Quale posto occupa la partecipazione all’Eucarestia in questo discorso? Questa non è semplicemente un precetto della chiesa che, comunque, ammette molte valide giustificazioni di assenza. La partecipazione è il nostro incontro speciale, sacramentale, con la persona centro della fede che diciamo di professare. Quanto Cristo ha detto, fatto e lasciato come testamento ai suoi discepoli nell’ultima cena viene reso presente qui e ora. “Questo è il mio corpo dato per voi, fate questo in memoria di me…”. Quel gesto e quelle parole sono il compendio di tutta la sua vita. Come testamento, passa ai discepoli il suo stile di vita chiedendo loro di praticarlo.

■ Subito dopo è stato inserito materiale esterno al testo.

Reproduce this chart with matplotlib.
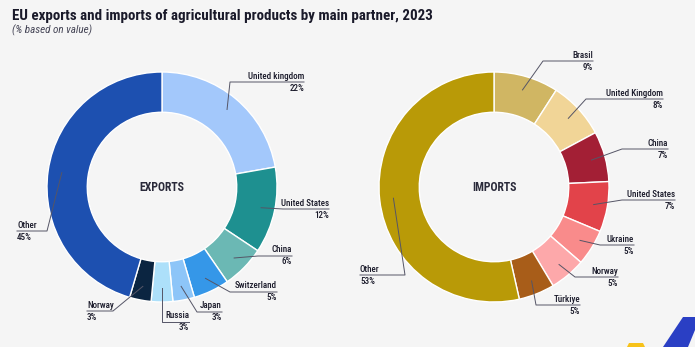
import matplotlib.pyplot as plt
from matplotlib.patches import Polygon
import numpy as np

plt.rcParams['font.family'] = ['Roboto Condensed', 'PT Sans Narrow', 'Fira Sans Condensed',
                               'Liberation Sans Narrow', 'DejaVu Sans']

W, H = 695, 347

exp_labels = ['United kingdom', 'United States', 'China', 'Switzerland',
              'Japan', 'Russia', 'Norway', 'Other']
exp_values = [22, 12, 6, 5, 3, 3, 3, 45]
exp_colors = ['#a3c8fb', '#1e9090', '#6bb8b4', '#3597e8',
              '#8dc5f8', '#ade0fa', '#0b2541', '#1d50b0']

imp_labels = ['Brasil', 'United Kingdom', 'China', 'United States',
              'Ukraine', 'Norway', 'Türkiye', 'Other']
imp_values = [9, 8, 7, 7, 5, 5, 5, 53]
imp_colors = ['#d0b663', '#f1d597', '#a31f35', '#e2434a',
              '#f98b8b', '#fda8aa', '#a85d19', '#b99a07']

# label layout in pixel coords: (x of text edge, y of underline, underline start x, align)
exp_layout = [(304, 82, 230, 'right'), (329, 209, 283, 'right'),
              (292, 256, 258, 'right'), (277, 292, 230, 'right'),
              (222, 312, 197, 'right'), (189, 322, 162, 'right'),
              (87, 311, 113, 'left'), (17, 231, 47, 'left')]
imp_layout = [(593, 61, 543, 'right'), (663, 99, 586, 'right'),
              (668, 149, 622, 'right'), (675, 200, 622, 'right'),
              (634, 245, 600, 'right'), (618, 277, 575, 'right'),
              (580, 305, 536, 'right'), (360, 275, 405, 'left')]

fig = plt.figure(figsize=(W / 100, H / 100), dpi=100)
fig.patch.set_facecolor('#f5f5f5')
ax = fig.add_axes([0, 0, 1, 1])


def Y(y):
    return H - y


def donut(center, values, colors, labels, layout, title):
    cx, cy = center
    r = 115
    wedges, _ = ax.pie(values, colors=colors, startangle=90, counterclock=False,
                       radius=r, center=(cx, Y(cy)),
                       wedgeprops=dict(width=r * 0.35, edgecolor='white', linewidth=1))
    ax.text(cx, Y(cy), title, ha='center', va='center', fontsize=8.5,
            fontweight='bold', color='#2a2a3a')
    for w, lab, v, (tx, ly, lx, al) in zip(wedges, labels, values, layout):
        ang = np.deg2rad((w.theta1 + w.theta2) / 2)
        px = cx + 0.88 * r * np.cos(ang)
        py = cy - 0.88 * r * np.sin(ang)
        ax.plot([px, lx, tx], [Y(py), Y(ly), Y(ly)], color='#555566', lw=0.7)
        ax.text(tx, Y(ly) + 1.5, lab, ha=al, va='bottom', fontsize=6.5,
                fontweight='medium', color='#1a1a2a')
        ax.text(tx, Y(ly) - 1.5, f'{v}%', ha=al, va='top', fontsize=6.5,
                fontweight='medium', color='#1a1a2a')


donut((162, 187), exp_values, exp_colors, exp_labels, exp_layout, 'EXPORTS')
donut((494, 187), imp_values, imp_colors, imp_labels, imp_layout, 'IMPORTS')

# corner logo shapes
ax.add_patch(Polygon([(683, Y(317)), (695, Y(317)), (695, Y(330)), (688, Y(347)), (663, Y(347))],
                     closed=True, color='#2a3fc4', lw=0))
ax.add_patch(Polygon([(629, Y(343)), (643, Y(343)), (645, Y(347)), (627, Y(347))],
                     closed=True, color='#f7c21a', lw=0))

fig.text(12 / W, 1 - 20 / H, 'EU exports and imports of agricultural products by main partner, 2023',
         fontsize=10.8, fontweight='bold', color='#1a1a2a', va='baseline')
fig.text(12 / W, 1 - 33 / H, '(% based on value)', fontsize=8, style='italic',
         color='#444455', va='baseline')

ax.set_xlim(0, W)
ax.set_ylim(0, H)
ax.set_aspect('auto')
ax.axis('off')

fig.savefig('out.png', dpi=100, facecolor=fig.get_facecolor())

Ricevere l’ostia consacrata ci fa essere uno con Cristo, da cui appunto la parola stessa “comunione”. Ricevere la comunione è un dono, segno concreto di amore e di fiducia da parte di Cristo per ciascuno di noi. L’Eucaristia ci invia fuori, nella società, a testimoniare e mettere in pratica le parole e i gesti di Cristo. Questo è il significato latino della parola “messa”. Nutriti dall’Eucaristia, siamo abilitati a diventare cuore e mani, braccia e piedi di Gesù. La pratica eucaristica, dunque, inizia proprio fuori dalla chiesa. Partecipare a tale banchetto nutre e rafforza la nostra fede, ci sostiene nel cammino di testimonianza di fede ogni giorno.

Il respiro è il movimento vitale per ciascun essere vivente. Esso è costituito dalla contrazione e dalla distensione del cuore. Non c’è l’uno senza l’altro. Anche la pratica della vita cristiana si svolge secondo questo duplice movimento: l’amore per Dio e per il prossimo.